Unfortunately, as regards the jobs crisis, America has lost its "can do" attitude. Economists Paul Krugman and Robin Wells address this in their NEW YORK REVIEW article The Way Out of the Slump: "In the months immediately following the failure of Lehman Brothers, policymakers seemed to understand that we had entered a world in which the usual rules no longer applied--a world in which running huge budget deficits was an act of prudence, not folly... But that understanding faded fast. Unconventional policies are as badly needed as ever; but policymakers have lost their nerve." (Their assessment is shared by financier George Soros.)

Even before the results of the November 2nd elections are in, the U.S. is in gridlock. Politicians know we're facing hard times but they're unwilling to make the tough choices required to jump-start the economy.

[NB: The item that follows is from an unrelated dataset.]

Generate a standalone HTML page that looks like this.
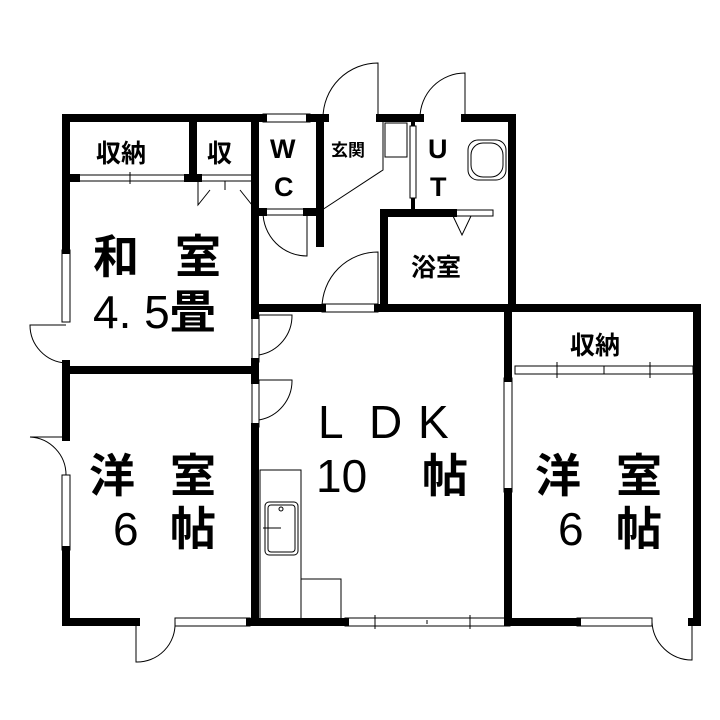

It's time for liberals to roll up their sleeves and get back to first principles. We must be clear about our values and what's required to solve the jobs crisis:
  1. Every American has the right to a decent job paying a living wage.
  2. If the marketplace won't supply these jobs, then government has to be the employer of last resort.
  3. There must be a jobs-oriented stimulus package that not only supports America's teachers and public safety workers but also strengthens the U.S. infrastructure, in general. (Bring back the WPA!)
  4. We can pay for the new stimulus package by increasing taxes on both the wealthy and financial institutions.
  5. The Federal government has to be involved in economic policy. It has to intervene and create the jobs that the greedy, shortsighted private sector hasn't provided. (Even if this means restricting trade with countries like China.)

Hard times require tough choices. We have to have folks in Washington who are willing to turn the U.S. in a new direction, where everyone who wants to work has a decent job. We need congress people with liberal values.